• [Records to process]:
══════

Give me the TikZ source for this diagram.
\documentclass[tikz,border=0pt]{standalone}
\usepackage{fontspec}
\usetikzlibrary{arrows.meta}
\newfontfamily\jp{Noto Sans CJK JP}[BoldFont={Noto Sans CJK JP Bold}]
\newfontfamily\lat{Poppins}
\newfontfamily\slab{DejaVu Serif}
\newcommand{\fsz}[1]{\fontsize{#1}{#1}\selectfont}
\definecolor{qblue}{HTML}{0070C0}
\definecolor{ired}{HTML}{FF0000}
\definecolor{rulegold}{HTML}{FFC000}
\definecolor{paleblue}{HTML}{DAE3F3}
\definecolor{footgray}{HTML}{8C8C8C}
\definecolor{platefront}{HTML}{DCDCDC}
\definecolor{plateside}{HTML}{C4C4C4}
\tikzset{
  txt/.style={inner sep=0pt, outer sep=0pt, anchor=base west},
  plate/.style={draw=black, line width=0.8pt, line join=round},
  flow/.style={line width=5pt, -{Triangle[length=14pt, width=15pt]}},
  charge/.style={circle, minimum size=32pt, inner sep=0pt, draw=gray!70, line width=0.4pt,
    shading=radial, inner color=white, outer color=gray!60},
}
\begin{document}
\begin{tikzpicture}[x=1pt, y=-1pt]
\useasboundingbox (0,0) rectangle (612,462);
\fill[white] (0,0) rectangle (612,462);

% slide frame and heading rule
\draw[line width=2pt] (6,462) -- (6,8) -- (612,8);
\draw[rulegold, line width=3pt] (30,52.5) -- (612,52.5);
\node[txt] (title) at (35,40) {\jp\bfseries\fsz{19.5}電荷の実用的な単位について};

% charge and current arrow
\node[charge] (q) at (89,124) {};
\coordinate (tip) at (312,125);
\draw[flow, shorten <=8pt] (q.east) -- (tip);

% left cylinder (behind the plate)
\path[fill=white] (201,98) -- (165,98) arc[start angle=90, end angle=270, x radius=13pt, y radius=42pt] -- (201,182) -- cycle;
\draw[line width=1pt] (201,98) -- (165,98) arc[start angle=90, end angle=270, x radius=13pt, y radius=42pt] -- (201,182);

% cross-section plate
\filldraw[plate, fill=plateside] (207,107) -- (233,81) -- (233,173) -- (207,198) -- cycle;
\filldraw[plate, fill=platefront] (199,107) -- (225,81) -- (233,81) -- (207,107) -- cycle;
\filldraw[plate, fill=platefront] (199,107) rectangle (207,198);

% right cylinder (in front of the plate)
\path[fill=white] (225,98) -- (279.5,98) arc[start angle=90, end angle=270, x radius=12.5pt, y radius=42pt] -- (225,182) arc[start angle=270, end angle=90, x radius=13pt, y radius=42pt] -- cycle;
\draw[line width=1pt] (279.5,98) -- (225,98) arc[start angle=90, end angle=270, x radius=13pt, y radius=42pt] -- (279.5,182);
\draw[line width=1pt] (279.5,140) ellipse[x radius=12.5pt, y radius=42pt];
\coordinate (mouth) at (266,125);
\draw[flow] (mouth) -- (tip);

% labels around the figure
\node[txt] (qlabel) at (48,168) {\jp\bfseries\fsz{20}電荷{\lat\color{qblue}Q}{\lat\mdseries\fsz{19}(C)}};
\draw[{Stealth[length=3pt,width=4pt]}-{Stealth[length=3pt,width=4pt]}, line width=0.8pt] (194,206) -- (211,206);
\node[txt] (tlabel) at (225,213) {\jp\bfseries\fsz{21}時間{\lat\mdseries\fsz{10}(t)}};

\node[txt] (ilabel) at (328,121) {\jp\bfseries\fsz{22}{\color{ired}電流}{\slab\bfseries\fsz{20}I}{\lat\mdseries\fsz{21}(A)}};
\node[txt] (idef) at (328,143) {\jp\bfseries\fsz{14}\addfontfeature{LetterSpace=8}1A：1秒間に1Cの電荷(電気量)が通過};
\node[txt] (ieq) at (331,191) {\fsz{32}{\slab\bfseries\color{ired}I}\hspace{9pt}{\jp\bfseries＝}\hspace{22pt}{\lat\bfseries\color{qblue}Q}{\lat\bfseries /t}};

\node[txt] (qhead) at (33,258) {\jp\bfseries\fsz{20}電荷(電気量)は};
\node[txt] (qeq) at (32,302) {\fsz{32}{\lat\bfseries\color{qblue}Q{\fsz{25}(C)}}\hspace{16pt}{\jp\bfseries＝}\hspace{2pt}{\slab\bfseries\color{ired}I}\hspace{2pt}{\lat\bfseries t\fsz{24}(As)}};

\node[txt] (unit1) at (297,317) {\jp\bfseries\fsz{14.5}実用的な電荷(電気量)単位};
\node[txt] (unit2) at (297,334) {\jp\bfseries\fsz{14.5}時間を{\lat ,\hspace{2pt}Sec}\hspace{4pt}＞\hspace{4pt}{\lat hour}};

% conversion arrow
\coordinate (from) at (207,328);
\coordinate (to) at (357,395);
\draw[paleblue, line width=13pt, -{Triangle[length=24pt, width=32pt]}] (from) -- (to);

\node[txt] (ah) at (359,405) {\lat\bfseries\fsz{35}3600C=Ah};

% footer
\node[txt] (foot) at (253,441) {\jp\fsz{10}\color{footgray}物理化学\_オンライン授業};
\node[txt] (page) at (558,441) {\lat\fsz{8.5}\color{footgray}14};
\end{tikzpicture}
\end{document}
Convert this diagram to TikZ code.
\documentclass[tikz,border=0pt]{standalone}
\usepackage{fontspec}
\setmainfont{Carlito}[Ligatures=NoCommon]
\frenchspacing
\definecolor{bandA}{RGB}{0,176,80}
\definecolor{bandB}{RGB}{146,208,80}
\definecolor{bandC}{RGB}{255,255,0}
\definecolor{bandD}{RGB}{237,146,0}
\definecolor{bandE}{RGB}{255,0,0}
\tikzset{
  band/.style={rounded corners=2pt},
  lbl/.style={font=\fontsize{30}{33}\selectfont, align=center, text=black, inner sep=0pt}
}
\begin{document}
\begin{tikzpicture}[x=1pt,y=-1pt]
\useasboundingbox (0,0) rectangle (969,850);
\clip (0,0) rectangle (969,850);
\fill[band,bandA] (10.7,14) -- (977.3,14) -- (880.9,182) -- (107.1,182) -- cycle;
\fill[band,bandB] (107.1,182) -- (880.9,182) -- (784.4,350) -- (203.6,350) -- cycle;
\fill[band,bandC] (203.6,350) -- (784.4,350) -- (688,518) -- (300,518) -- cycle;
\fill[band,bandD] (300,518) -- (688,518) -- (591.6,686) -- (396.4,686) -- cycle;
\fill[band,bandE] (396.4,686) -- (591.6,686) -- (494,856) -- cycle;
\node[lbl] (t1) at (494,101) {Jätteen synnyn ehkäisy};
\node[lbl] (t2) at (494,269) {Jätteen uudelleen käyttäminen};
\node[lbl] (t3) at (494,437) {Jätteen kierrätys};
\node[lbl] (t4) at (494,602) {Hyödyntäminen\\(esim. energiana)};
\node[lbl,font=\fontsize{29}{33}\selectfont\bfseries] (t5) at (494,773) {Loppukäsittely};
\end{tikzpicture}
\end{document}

══════

• [What is expected]:
Copy all data exactly, start to finish.

• [Final result]:
Give me the TikZ source for this diagram.
\documentclass[tikz,border=0pt]{standalone}
\usepackage{fontspec}
\usetikzlibrary{arrows.meta}
\newfontfamily\jp{Noto Sans CJK JP}[BoldFont={Noto Sans CJK JP Bold}]
\newfontfamily\lat{Poppins}
\newfontfamily\slab{DejaVu Serif}
\newcommand{\fsz}[1]{\fontsize{#1}{#1}\selectfont}
\definecolor{qblue}{HTML}{0070C0}
\definecolor{ired}{HTML}{FF0000}
\definecolor{rulegold}{HTML}{FFC000}
\definecolor{paleblue}{HTML}{DAE3F3}
\definecolor{footgray}{HTML}{8C8C8C}
\definecolor{platefront}{HTML}{DCDCDC}
\definecolor{plateside}{HTML}{C4C4C4}
\tikzset{
  txt/.style={inner sep=0pt, outer sep=0pt, anchor=base west},
  plate/.style={draw=black, line width=0.8pt, line join=round},
  flow/.style={line width=5pt, -{Triangle[length=14pt, width=15pt]}},
  charge/.style={circle, minimum size=32pt, inner sep=0pt, draw=gray!70, line width=0.4pt,
    shading=radial, inner color=white, outer color=gray!60},
}
\begin{document}
\begin{tikzpicture}[x=1pt, y=-1pt]
\useasboundingbox (0,0) rectangle (612,462);
\fill[white] (0,0) rectangle (612,462);

% slide frame and heading rule
\draw[line width=2pt] (6,462) -- (6,8) -- (612,8);
\draw[rulegold, line width=3pt] (30,52.5) -- (612,52.5);
\node[txt] (title) at (35,40) {\jp\bfseries\fsz{19.5}電荷の実用的な単位について};

% charge and current arrow
\node[charge] (q) at (89,124) {};
\coordinate (tip) at (312,125);
\draw[flow, shorten <=8pt] (q.east) -- (tip);

% left cylinder (behind the plate)
\path[fill=white] (201,98) -- (165,98) arc[start angle=90, end angle=270, x radius=13pt, y radius=42pt] -- (201,182) -- cycle;
\draw[line width=1pt] (201,98) -- (165,98) arc[start angle=90, end angle=270, x radius=13pt, y radius=42pt] -- (201,182);

% cross-section plate
\filldraw[plate, fill=plateside] (207,107) -- (233,81) -- (233,173) -- (207,198) -- cycle;
\filldraw[plate, fill=platefront] (199,107) -- (225,81) -- (233,81) -- (207,107) -- cycle;
\filldraw[plate, fill=platefront] (199,107) rectangle (207,198);

% right cylinder (in front of the plate)
\path[fill=white] (225,98) -- (279.5,98) arc[start angle=90, end angle=270, x radius=12.5pt, y radius=42pt] -- (225,182) arc[start angle=270, end angle=90, x radius=13pt, y radius=42pt] -- cycle;
\draw[line width=1pt] (279.5,98) -- (225,98) arc[start angle=90, end angle=270, x radius=13pt, y radius=42pt] -- (279.5,182);
\draw[line width=1pt] (279.5,140) ellipse[x radius=12.5pt, y radius=42pt];
\coordinate (mouth) at (266,125);
\draw[flow] (mouth) -- (tip);

% labels around the figure
\node[txt] (qlabel) at (48,168) {\jp\bfseries\fsz{20}電荷{\lat\color{qblue}Q}{\lat\mdseries\fsz{19}(C)}};
\draw[{Stealth[length=3pt,width=4pt]}-{Stealth[length=3pt,width=4pt]}, line width=0.8pt] (194,206) -- (211,206);
\node[txt] (tlabel) at (225,213) {\jp\bfseries\fsz{21}時間{\lat\mdseries\fsz{10}(t)}};

\node[txt] (ilabel) at (328,121) {\jp\bfseries\fsz{22}{\color{ired}電流}{\slab\bfseries\fsz{20}I}{\lat\mdseries\fsz{21}(A)}};
\node[txt] (idef) at (328,143) {\jp\bfseries\fsz{14}\addfontfeature{LetterSpace=8}1A：1秒間に1Cの電荷(電気量)が通過};
\node[txt] (ieq) at (331,191) {\fsz{32}{\slab\bfseries\color{ired}I}\hspace{9pt}{\jp\bfseries＝}\hspace{22pt}{\lat\bfseries\color{qblue}Q}{\lat\bfseries /t}};

\node[txt] (qhead) at (33,258) {\jp\bfseries\fsz{20}電荷(電気量)は};
\node[txt] (qeq) at (32,302) {\fsz{32}{\lat\bfseries\color{qblue}Q{\fsz{25}(C)}}\hspace{16pt}{\jp\bfseries＝}\hspace{2pt}{\slab\bfseries\color{ired}I}\hspace{2pt}{\lat\bfseries t\fsz{24}(As)}};

\node[txt] (unit1) at (297,317) {\jp\bfseries\fsz{14.5}実用的な電荷(電気量)単位};
\node[txt] (unit2) at (297,334) {\jp\bfseries\fsz{14.5}時間を{\lat ,\hspace{2pt}Sec}\hspace{4pt}＞\hspace{4pt}{\lat hour}};

% conversion arrow
\coordinate (from) at (207,328);
\coordinate (to) at (357,395);
\draw[paleblue, line width=13pt, -{Triangle[length=24pt, width=32pt]}] (from) -- (to);

\node[txt] (ah) at (359,405) {\lat\bfseries\fsz{35}3600C=Ah};

% footer
\node[txt] (foot) at (253,441) {\jp\fsz{10}\color{footgray}物理化学\_オンライン授業};
\node[txt] (page) at (558,441) {\lat\fsz{8.5}\color{footgray}14};
\end{tikzpicture}
\end{document}
Convert this diagram to TikZ code.
\documentclass[tikz,border=0pt]{standalone}
\usepackage{fontspec}
\setmainfont{Carlito}[Ligatures=NoCommon]
\frenchspacing
\definecolor{bandA}{RGB}{0,176,80}
\definecolor{bandB}{RGB}{146,208,80}
\definecolor{bandC}{RGB}{255,255,0}
\definecolor{bandD}{RGB}{237,146,0}
\definecolor{bandE}{RGB}{255,0,0}
\tikzset{
  band/.style={rounded corners=2pt},
  lbl/.style={font=\fontsize{30}{33}\selectfont, align=center, text=black, inner sep=0pt}
}
\begin{document}
\begin{tikzpicture}[x=1pt,y=-1pt]
\useasboundingbox (0,0) rectangle (969,850);
\clip (0,0) rectangle (969,850);
\fill[band,bandA] (10.7,14) -- (977.3,14) -- (880.9,182) -- (107.1,182) -- cycle;
\fill[band,bandB] (107.1,182) -- (880.9,182) -- (784.4,350) -- (203.6,350) -- cycle;
\fill[band,bandC] (203.6,350) -- (784.4,350) -- (688,518) -- (300,518) -- cycle;
\fill[band,bandD] (300,518) -- (688,518) -- (591.6,686) -- (396.4,686) -- cycle;
\fill[band,bandE] (396.4,686) -- (591.6,686) -- (494,856) -- cycle;
\node[lbl] (t1) at (494,101) {Jätteen synnyn ehkäisy};
\node[lbl] (t2) at (494,269) {Jätteen uudelleen käyttäminen};
\node[lbl] (t3) at (494,437) {Jätteen kierrätys};
\node[lbl] (t4) at (494,602) {Hyödyntäminen\\(esim. energiana)};
\node[lbl,font=\fontsize{29}{33}\selectfont\bfseries] (t5) at (494,773) {Loppukäsittely};
\end{tikzpicture}
\end{document}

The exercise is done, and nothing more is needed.